The JSON payload includes:

  • schema_version

  • dataset_id

  • dataset_type

  • ai_model_type

  • summary

  • patient_videos

  • frame_annotations

frame_annotations contains frame ids, frame numbers, relative paths, labels, annotation values, annotators, information source names, model metadata ids, and timestamps. patient_videos contains the standardized lx_dtypes PatientVideoFile structure and attached video segments.
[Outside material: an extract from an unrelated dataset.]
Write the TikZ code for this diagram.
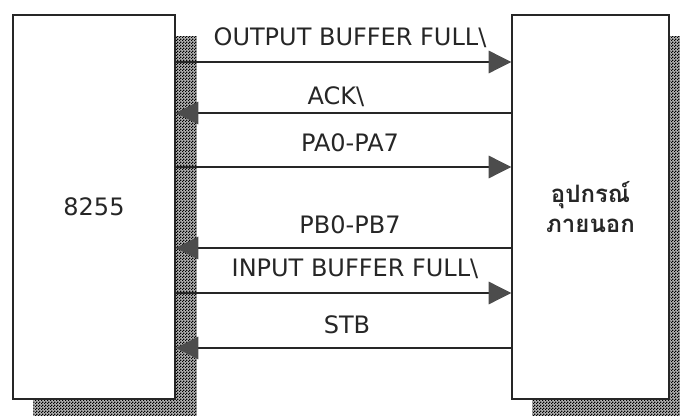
\documentclass[tikz,border=0pt]{standalone}
\usepackage{fontspec}
\setmainfont{DejaVu Sans}
\newfontfamily\thaifont[Script=Thai]{Loma}
\usetikzlibrary{arrows.meta,backgrounds,patterns}

\pgfdeclarepatternformonly{finechecker}{\pgfpointorigin}{\pgfqpoint{2pt}{2pt}}{\pgfqpoint{2pt}{2pt}}{%
  \pgfpathrectangle{\pgfpointorigin}{\pgfqpoint{1pt}{1pt}}%
  \pgfpathrectangle{\pgfqpoint{1pt}{1pt}}{\pgfqpoint{1pt}{1pt}}%
  \pgfusepath{fill}}

\tikzset{
  unitbox/.style={draw=black!85, line width=1.1pt, fill=white, text=black!85,
    minimum height=288pt, inner sep=0pt},
  shade/.style={preaction={fill=black!30}, pattern=finechecker, pattern color=black},
  sig/.style={draw=black!85, line width=0.9pt,
    -{Triangle[length=17pt,width=17pt,fill=black!70,color=black!70]}},
  sigtext/.style={text=black!85, inner sep=1pt}
}

\begin{document}
\begin{tikzpicture}[x=0.75pt,y=-0.75pt,font=\fontsize{18}{22}\selectfont]
  \useasboundingbox (0,0) rectangle (680,416);
  \clip (0,0) rectangle (680,416);

  \node[unitbox, minimum width=121.5pt] (chip) at (94,207) {8255};
  \node[unitbox, minimum width=117.75pt, align=center,
    font=\thaifont\bfseries\fontsize{18}{23}\selectfont] (dev) at (590.5,207) {อุปกรณ์\\ภายนอก};

  \begin{scope}[on background layer]
    \fill[shade] ([shift={(21,22)}]chip.north west) rectangle ([shift={(21,22)}]chip.south east);
    \fill[shade] ([shift={(21,22)}]dev.north west) rectangle ([shift={(21,22)}]dev.south east);
  \end{scope}

  % signal levels
  \coordinate (obfy) at (0,62);
  \coordinate (acky) at (0,113);
  \coordinate (pay) at (0,167);
  \coordinate (pby) at (0,248);
  \coordinate (ibfy) at (0,293);
  \coordinate (stby) at (0,348);

  \draw[sig] (chip.east |- obfy) -- (dev.west |- obfy);
  \draw[sig] (dev.west |- acky) -- (chip.east |- acky);
  \draw[sig] (chip.east |- pay) -- (dev.west |- pay);
  \draw[sig] (dev.west |- pby) -- (chip.east |- pby);
  \draw[sig] (chip.east |- ibfy) -- (dev.west |- ibfy);
  \draw[sig] (dev.west |- stby) -- (chip.east |- stby);

  \node[sigtext] (obf) at (350,38) {OUTPUT BUFFER FULL\textbackslash};
  \node[sigtext] (ack) at (336,97) {ACK\textbackslash};
  \node[sigtext] (pa) at (350,143) {PA0-PA7};
  \node[sigtext] (pb) at (350,225) {PB0-PB7};
  \node[sigtext] (ibf) at (355,269) {INPUT BUFFER FULL\textbackslash};
  \node[sigtext] (stb) at (347,325) {STB};
\end{tikzpicture}
\end{document}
This JSON path is the better choice when downstream tooling should consume a single typed contract instead of a flat CSV.

GastroNet-Style Training

The current backend exposes an image multilabel training path for AIDataSet rows whose:

  • dataset_type is image

  • ai_model_type is image_multilabel_classification

Users can start training from /model-training. The UI offers active image multilabel datasets, sampling strategy controls, and backbone options including gastro_rn50.

The API path is:

  • GET /api/settings/application/model_training/options/

  • POST /api/settings/application/model_training/runs/

  • GET /api/settings/application/model_training/runs/<run_id>/

The equivalent management command is:

python manage.py train_image_multilabel_model \
  --dataset-id 7 \
  --backbone-name gastro_rn50 \
  --epochs 10 \
  --batch-size 32 \
  --labelset-version 1 \
  --freeze-backbone \
  --treat-unlabeled-as-negative

For custom training code, the helper dataset class is endoreg_db.utils.ai.model_training.dataset.EndoMultiLabelDataset. It expects:

  • image paths

  • label vectors

  • label masks

This matches the exported annotation structure: group rows by frame, create one vector position per label, set the value from value, and set the mask for labels with known annotations.

Practical Checks

Before handing an export to model training, verify:

  • The source video was anonymization-validated.

  • Segment validation and frame annotation creation are complete.

  • The exported CSV or JSON has non-zero annotation rows.

  • Every frame_relative_path resolves under the exported frames/ directory when frame files are needed.

  • The dataset type matches the model path: image multilabel training only uses AIDataSet rows with dataset_type=image.